11/30/2009


La santa alianza
Gustavo Esteva
C

omienzan apenas a verse los efectos de la alianza concertada por la Iglesia católica con el PRI, tras tomar posesión del PAN y el gobierno.

El desgarramiento de vestiduras de senadores priístas ante las inauditas declaraciones del secretario de Gobernación respecto de la penalización del aborto no fue mero cinismo. Existe real descontento en el PRI por el abandono de una tradición ideológica bien arraigada.

La alianza se concertó en tiempos de Salinas y formó parte de su empeño por desmantelar el antiguo régimen. No es posible examinar aquí la compleja y misteriosa relación entre neoliberalismo y religión, muy clara en Estados Unidos, pero explica en parte esa decisión política, que en aquella coyuntura pareció extraña e innecesaria.

La alianza actual tiene otro signo: la convergencia de dos voluntades que se encaminan en la misma dirección. Mientras gobiernos del mundo entero intentan por todos los medios aumentar el control de la población, ante la rebelión de los batallones de descontentos creados por el neoliberalismo, el Papa busca algo semejante: prefiere una Iglesia más pequeña, pero más sometida a los cánones tradicionales, más subordinada al control eclesiástico. Le inquietan los vientos modernizadores que ampliaron el margen de libertad de los fieles.

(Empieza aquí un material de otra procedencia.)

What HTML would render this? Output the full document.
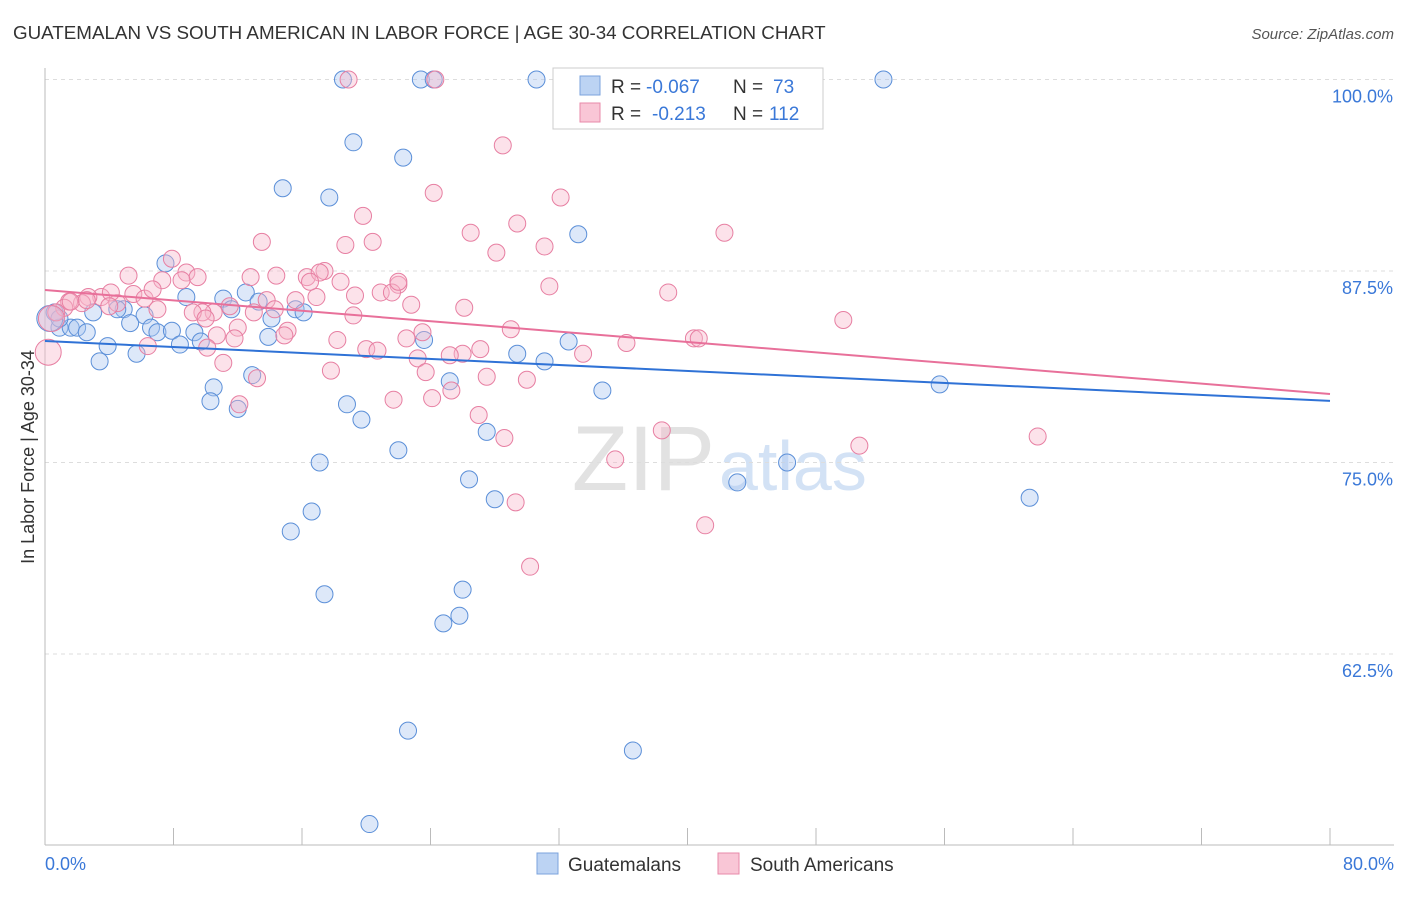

La brutal agresión contra las mujeres que se expresa en la nueva penalización del aborto, realizada por congresos controlados por el PRI que cubren ya la mitad del país, responde a esa lógica de control que se extiende a todas las esferas de la vida cotidiana. La criminalización de los movimientos sociales, los retenes militares, la cédula de identidad, la campaña sobre la influenza porcina, la agresión policiaca y paramilitar en Chiapas y casi todo el país, la permanente intimidación mediática de los ciudadanos, la violación continua de derechos humanos, son expresiones de un mismo afán por destruir legal o ilegalmente el estado de derecho para acostumbrar a todos al estado de excepción.

La irresponsabilidad del PRI al concertar esta alianza es apenas comprensible. En México, la necesidad de mantener una rígida separación entre la iglesia y el Estado y respetar rigurosamente el carácter laico de éste tiene profundas raíces históricas. Todas las encarnaciones del PRI lo reconocieron. Se mantuvo ese apego a uno de sus principios sustantivos hasta que llegó Salinas, quien se dedicó a destruir las bases mismas de existencia del Estado emanado de la Revolución y de su partido, incluyendo instituciones que les resultaban casi sagradas, como el ejido.

La Iglesia nunca quedó satisfecha con la separación. No cejó en su empeño de reconquistar el poder político y material que perdió, pero se había visto obligada a conseguirlo de trasmano, a escondidas, por abajo del agua. Cada intento de mostrar en público lo que lograba en privado provocaba aguda resistencia. Si bien la llegada del neopanismo resolvió en parte esa dificultad, facilitando la violación reiterada de la ley y de las prácticas políticas, no había conseguido llevar su influencia hasta la orientación misma de las políticas públicas. La nueva generación de dirigentes del PRI realiza ahora lo que ni siquiera Salinas pudo intentar.

Quien conoció la trayectoria política e ideológica de Beatriz Paredes puede haberse sorprendido al verla apoyar lo mismo a Ulises Ruiz que al cardenal. Todo parecía explicarse en términos de un pragmatismo sin principios, guiado por el afán de retorno. Así se entendería el comportamiento reciente, para las transas del presupuesto y hasta en la negociación sobre Luz y Fuerza, que se produjo en la mejor tradición de Judas e hizo evidente, como señaló el SME, el carácter reaccionario del Congreso. Pero ¿el aborto?, ¿cómo pudo hacerse cómplice de este atropello brutal a su género sin siquiera chistar?

La religión de la nación mexicana es y será perpetuamente la católica, apostólica, romana. La nación la protege por leyes sabias y justas, y prohíbe el ejercicio de cualquiera otra. Este artículo cuarto del Acta Constitutiva de la Federación, aprobada el 31 de enero de 1824 por el primer Congreso Constituyente de nuestro país, definiría una aspiración restauradora de algunos católicos conservadores y haría feliz a don Benedicto. Pero es tan imposible como el regreso del antiguo régimen. Vivimos en otro país, en otro mundo, como analicé en este espacio respecto del PRI.

Lo que está pasando, empero, no es regreso ni restauración, sino avance en la construcción cuidadosa del régimen autoritario en que se emplea la ley para destruirla e ingresar al territorio resbaladizo del estado de excepción, en el cual prevalece la lógica del poder por el poder. De eso se trata hoy. De ese tamaño es el peligro.